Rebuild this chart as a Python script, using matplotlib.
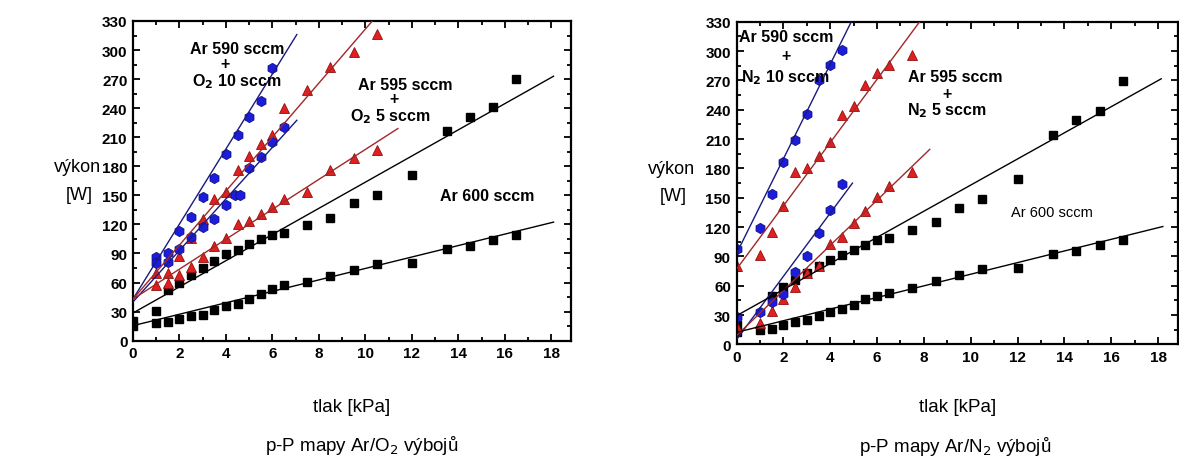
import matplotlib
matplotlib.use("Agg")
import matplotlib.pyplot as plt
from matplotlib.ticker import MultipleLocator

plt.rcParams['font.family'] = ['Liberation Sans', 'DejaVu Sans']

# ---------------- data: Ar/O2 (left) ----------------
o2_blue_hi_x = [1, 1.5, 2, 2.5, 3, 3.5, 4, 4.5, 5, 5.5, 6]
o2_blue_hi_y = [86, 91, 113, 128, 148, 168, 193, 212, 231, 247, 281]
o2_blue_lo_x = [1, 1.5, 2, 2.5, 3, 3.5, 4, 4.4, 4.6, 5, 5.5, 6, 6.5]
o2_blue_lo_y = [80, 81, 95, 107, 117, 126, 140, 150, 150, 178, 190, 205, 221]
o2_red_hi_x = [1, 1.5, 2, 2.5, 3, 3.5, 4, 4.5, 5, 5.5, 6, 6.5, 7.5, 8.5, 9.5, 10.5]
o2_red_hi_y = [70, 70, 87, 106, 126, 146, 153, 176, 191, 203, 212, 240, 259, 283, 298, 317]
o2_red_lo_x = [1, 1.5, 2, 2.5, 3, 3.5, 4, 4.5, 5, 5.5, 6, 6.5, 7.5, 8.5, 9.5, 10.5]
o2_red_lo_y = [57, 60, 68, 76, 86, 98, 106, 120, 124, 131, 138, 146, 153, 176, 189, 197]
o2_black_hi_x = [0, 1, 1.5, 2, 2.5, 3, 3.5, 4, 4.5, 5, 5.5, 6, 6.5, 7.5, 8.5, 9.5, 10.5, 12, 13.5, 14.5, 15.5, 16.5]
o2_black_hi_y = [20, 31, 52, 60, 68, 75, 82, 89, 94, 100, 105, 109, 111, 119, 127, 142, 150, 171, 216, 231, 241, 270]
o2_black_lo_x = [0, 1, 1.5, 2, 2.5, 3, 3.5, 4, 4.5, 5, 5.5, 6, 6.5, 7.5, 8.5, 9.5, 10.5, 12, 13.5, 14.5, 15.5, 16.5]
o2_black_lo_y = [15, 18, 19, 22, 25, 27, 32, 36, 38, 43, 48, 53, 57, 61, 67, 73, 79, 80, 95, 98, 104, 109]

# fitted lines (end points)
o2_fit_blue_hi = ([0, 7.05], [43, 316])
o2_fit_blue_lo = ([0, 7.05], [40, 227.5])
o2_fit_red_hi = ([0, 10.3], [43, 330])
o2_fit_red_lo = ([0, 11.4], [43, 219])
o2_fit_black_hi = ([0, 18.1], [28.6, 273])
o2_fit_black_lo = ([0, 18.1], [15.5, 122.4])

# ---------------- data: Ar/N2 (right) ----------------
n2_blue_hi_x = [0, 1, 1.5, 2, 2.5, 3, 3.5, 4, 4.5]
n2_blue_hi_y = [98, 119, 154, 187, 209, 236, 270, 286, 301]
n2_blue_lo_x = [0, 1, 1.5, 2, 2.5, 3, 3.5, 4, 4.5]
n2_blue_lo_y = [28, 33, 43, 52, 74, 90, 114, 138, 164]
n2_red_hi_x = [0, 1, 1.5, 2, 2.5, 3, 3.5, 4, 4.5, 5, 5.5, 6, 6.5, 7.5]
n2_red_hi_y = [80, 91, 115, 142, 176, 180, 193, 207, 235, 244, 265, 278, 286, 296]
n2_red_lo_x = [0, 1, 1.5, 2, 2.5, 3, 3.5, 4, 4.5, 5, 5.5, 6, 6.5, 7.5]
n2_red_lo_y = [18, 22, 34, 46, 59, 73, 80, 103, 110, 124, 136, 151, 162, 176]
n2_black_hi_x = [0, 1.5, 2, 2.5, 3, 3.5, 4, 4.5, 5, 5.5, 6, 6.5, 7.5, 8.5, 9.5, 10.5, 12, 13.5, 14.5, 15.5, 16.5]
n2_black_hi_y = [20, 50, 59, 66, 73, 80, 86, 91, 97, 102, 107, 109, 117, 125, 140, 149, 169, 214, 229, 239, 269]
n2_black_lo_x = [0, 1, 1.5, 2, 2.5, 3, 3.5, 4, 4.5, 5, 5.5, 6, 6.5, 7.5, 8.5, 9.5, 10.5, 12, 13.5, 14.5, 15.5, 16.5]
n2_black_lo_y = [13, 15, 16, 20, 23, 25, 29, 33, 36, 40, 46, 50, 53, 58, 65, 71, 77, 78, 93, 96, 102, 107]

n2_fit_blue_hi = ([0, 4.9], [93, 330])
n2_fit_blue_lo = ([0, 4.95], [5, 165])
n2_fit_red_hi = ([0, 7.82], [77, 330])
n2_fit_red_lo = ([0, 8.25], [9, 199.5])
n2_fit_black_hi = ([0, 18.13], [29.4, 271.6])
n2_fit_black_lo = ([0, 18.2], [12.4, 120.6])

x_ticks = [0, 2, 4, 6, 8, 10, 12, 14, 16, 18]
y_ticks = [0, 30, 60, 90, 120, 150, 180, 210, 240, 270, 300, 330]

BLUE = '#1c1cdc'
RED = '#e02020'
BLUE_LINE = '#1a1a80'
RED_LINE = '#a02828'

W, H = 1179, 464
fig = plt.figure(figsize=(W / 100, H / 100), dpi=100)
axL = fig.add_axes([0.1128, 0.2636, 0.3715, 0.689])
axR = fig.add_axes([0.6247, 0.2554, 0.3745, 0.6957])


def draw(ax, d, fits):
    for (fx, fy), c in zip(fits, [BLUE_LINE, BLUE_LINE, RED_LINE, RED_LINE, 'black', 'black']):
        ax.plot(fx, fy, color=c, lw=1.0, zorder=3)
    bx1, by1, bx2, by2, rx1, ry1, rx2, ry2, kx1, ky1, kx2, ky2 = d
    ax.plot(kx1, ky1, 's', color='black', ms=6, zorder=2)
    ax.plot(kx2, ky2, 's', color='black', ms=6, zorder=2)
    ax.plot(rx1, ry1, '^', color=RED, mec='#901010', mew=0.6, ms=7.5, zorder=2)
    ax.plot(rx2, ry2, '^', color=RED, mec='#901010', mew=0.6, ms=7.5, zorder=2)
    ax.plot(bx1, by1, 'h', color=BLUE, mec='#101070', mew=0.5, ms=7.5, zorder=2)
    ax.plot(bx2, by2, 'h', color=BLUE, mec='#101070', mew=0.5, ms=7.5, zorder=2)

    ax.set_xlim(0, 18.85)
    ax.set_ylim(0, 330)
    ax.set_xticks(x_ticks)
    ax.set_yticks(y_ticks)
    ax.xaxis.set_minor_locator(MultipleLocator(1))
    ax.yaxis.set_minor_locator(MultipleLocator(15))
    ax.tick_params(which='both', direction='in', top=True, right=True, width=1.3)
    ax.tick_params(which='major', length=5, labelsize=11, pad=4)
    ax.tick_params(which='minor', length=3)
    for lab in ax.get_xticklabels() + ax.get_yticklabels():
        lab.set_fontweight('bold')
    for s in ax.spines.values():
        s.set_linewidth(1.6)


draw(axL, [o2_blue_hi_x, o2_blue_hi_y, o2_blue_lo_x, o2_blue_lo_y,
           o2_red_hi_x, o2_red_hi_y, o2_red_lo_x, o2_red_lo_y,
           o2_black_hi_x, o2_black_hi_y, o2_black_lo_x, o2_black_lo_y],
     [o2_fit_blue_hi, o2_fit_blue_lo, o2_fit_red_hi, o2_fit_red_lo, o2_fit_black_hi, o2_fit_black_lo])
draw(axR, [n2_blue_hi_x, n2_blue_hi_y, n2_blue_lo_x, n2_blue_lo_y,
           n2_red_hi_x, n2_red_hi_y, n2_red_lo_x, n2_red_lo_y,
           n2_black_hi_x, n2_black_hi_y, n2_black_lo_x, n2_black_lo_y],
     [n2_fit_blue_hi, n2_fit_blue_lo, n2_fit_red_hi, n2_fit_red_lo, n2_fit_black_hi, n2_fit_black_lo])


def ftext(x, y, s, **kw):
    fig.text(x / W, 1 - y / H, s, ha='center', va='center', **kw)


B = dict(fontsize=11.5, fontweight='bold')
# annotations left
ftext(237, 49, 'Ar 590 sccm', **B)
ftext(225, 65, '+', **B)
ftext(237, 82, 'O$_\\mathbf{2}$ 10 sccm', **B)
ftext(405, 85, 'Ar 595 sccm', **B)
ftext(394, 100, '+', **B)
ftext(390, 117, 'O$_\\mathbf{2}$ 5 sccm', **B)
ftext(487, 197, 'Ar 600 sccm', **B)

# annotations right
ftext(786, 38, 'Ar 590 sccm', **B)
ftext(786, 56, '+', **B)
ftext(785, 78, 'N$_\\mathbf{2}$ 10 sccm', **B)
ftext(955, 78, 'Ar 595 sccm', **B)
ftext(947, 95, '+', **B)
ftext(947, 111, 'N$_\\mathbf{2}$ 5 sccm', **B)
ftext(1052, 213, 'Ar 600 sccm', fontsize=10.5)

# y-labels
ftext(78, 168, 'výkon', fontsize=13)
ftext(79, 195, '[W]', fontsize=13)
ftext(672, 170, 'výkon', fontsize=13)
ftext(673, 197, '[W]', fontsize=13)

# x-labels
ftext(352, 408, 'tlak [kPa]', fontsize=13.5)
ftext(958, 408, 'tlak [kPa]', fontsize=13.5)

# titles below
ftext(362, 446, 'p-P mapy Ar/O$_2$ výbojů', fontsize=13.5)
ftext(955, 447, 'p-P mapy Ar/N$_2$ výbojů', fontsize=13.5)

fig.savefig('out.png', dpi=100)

==

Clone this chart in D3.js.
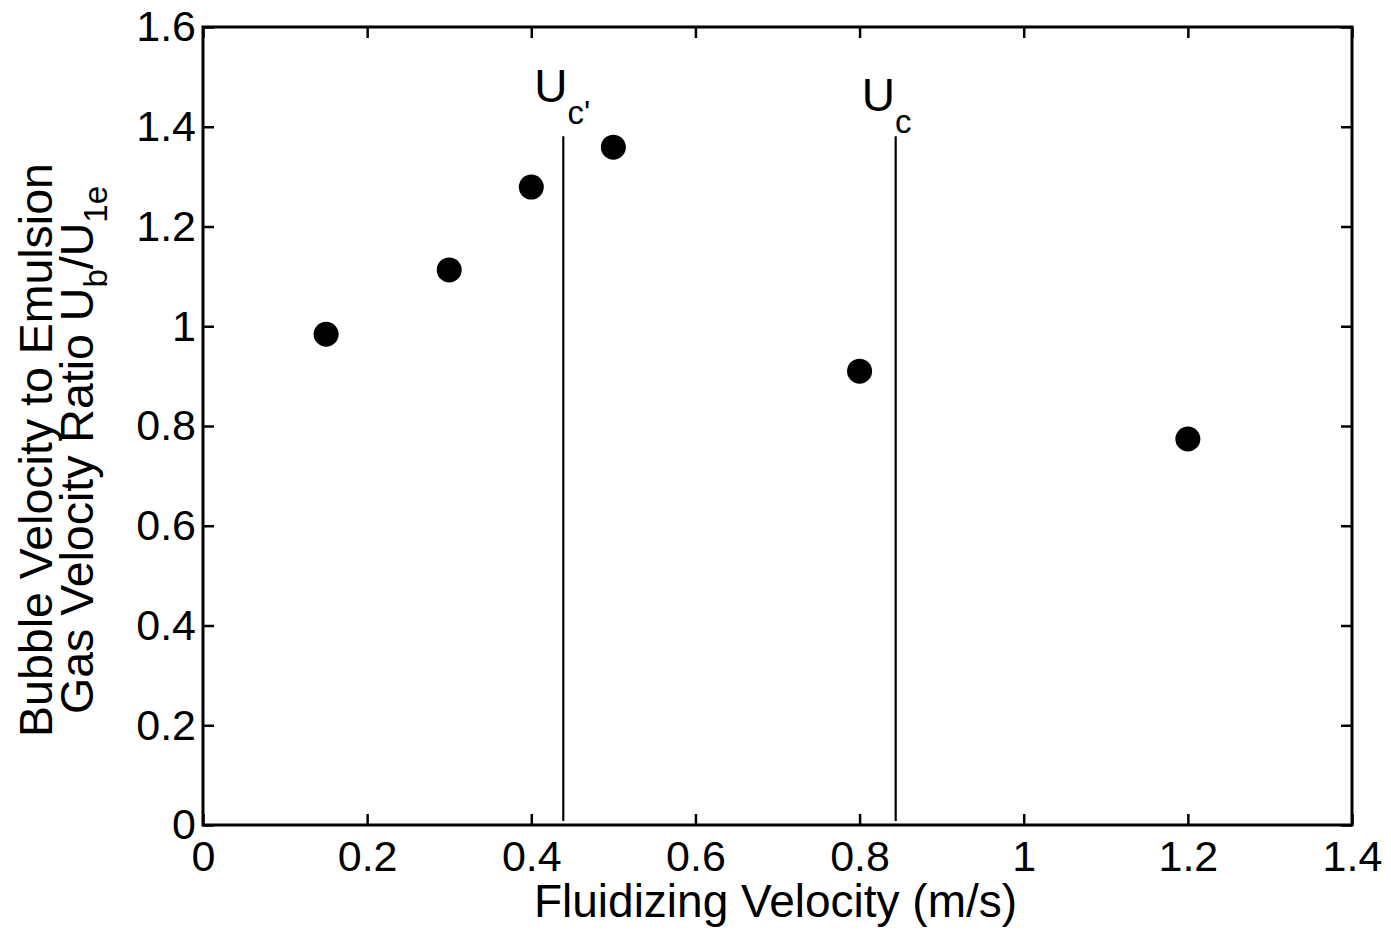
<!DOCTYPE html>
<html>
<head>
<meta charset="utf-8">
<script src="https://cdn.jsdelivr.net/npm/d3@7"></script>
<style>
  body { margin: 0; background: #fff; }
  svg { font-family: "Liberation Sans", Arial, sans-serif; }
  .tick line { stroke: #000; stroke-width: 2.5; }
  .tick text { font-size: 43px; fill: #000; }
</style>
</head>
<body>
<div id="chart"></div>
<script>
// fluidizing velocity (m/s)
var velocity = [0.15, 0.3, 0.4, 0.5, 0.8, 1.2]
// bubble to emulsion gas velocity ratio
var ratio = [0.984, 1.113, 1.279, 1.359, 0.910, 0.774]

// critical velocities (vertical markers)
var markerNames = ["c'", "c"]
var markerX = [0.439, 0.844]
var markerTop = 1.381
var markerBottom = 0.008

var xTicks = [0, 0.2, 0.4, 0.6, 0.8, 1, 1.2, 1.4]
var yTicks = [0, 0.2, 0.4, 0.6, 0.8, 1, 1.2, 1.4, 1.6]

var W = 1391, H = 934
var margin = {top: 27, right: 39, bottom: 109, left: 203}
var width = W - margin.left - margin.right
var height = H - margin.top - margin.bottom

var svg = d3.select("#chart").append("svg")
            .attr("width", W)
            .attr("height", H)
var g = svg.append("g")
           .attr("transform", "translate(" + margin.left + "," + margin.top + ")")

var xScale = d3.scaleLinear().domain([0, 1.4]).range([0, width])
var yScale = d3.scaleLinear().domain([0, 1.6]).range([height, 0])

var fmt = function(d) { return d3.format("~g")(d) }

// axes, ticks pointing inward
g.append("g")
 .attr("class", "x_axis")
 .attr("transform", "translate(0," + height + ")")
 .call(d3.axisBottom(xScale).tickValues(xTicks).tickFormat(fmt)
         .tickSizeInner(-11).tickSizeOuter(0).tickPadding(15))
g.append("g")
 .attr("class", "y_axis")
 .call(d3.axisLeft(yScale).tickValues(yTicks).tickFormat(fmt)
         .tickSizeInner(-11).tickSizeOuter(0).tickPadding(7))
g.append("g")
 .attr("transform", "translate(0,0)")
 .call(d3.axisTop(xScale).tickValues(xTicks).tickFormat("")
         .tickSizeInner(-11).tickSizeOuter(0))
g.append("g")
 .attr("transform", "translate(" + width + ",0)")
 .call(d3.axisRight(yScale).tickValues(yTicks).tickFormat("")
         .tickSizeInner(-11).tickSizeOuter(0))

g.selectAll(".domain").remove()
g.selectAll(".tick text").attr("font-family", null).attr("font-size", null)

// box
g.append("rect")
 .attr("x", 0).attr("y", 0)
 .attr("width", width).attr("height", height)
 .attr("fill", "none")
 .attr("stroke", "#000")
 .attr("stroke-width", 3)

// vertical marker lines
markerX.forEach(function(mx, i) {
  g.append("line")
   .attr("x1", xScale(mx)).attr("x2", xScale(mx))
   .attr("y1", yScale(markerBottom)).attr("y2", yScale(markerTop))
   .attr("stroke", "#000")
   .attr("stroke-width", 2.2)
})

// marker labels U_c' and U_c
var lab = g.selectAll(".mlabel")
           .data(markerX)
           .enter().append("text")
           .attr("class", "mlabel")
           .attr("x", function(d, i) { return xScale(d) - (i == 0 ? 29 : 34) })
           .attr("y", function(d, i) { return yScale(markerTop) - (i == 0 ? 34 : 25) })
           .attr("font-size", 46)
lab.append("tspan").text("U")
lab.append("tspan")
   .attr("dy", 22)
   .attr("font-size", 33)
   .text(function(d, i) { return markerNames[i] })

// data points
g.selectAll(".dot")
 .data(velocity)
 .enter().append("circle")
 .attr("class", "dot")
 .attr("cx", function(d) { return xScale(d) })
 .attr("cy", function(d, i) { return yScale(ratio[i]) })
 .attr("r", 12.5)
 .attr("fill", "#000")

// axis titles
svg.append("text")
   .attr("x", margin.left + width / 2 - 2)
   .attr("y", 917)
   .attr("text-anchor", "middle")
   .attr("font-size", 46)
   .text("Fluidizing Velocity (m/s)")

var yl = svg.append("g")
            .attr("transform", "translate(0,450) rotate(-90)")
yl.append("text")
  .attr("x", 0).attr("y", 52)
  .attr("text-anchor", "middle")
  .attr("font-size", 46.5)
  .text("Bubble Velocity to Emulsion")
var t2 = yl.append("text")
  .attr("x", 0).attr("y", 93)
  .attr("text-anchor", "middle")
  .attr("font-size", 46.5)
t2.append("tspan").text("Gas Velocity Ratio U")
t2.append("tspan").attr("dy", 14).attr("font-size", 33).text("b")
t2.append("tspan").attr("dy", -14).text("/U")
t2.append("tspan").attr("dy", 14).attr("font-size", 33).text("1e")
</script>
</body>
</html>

## YOUR GOAL
The lines to reproduce run from the one above containing "Rebuild this chart" through the one containing "98, 104, 109]". Copy them exactly and leave out all pictures.

## REPLY
Rebuild this chart as a Python script, using matplotlib.
import matplotlib
matplotlib.use("Agg")
import matplotlib.pyplot as plt
from matplotlib.ticker import MultipleLocator

plt.rcParams['font.family'] = ['Liberation Sans', 'DejaVu Sans']

# ---------------- data: Ar/O2 (left) ----------------
o2_blue_hi_x = [1, 1.5, 2, 2.5, 3, 3.5, 4, 4.5, 5, 5.5, 6]
o2_blue_hi_y = [86, 91, 113, 128, 148, 168, 193, 212, 231, 247, 281]
o2_blue_lo_x = [1, 1.5, 2, 2.5, 3, 3.5, 4, 4.4, 4.6, 5, 5.5, 6, 6.5]
o2_blue_lo_y = [80, 81, 95, 107, 117, 126, 140, 150, 150, 178, 190, 205, 221]
o2_red_hi_x = [1, 1.5, 2, 2.5, 3, 3.5, 4, 4.5, 5, 5.5, 6, 6.5, 7.5, 8.5, 9.5, 10.5]
o2_red_hi_y = [70, 70, 87, 106, 126, 146, 153, 176, 191, 203, 212, 240, 259, 283, 298, 317]
o2_red_lo_x = [1, 1.5, 2, 2.5, 3, 3.5, 4, 4.5, 5, 5.5, 6, 6.5, 7.5, 8.5, 9.5, 10.5]
o2_red_lo_y = [57, 60, 68, 76, 86, 98, 106, 120, 124, 131, 138, 146, 153, 176, 189, 197]
o2_black_hi_x = [0, 1, 1.5, 2, 2.5, 3, 3.5, 4, 4.5, 5, 5.5, 6, 6.5, 7.5, 8.5, 9.5, 10.5, 12, 13.5, 14.5, 15.5, 16.5]
o2_black_hi_y = [20, 31, 52, 60, 68, 75, 82, 89, 94, 100, 105, 109, 111, 119, 127, 142, 150, 171, 216, 231, 241, 270]
o2_black_lo_x = [0, 1, 1.5, 2, 2.5, 3, 3.5, 4, 4.5, 5, 5.5, 6, 6.5, 7.5, 8.5, 9.5, 10.5, 12, 13.5, 14.5, 15.5, 16.5]
o2_black_lo_y = [15, 18, 19, 22, 25, 27, 32, 36, 38, 43, 48, 53, 57, 61, 67, 73, 79, 80, 95, 98, 104, 109]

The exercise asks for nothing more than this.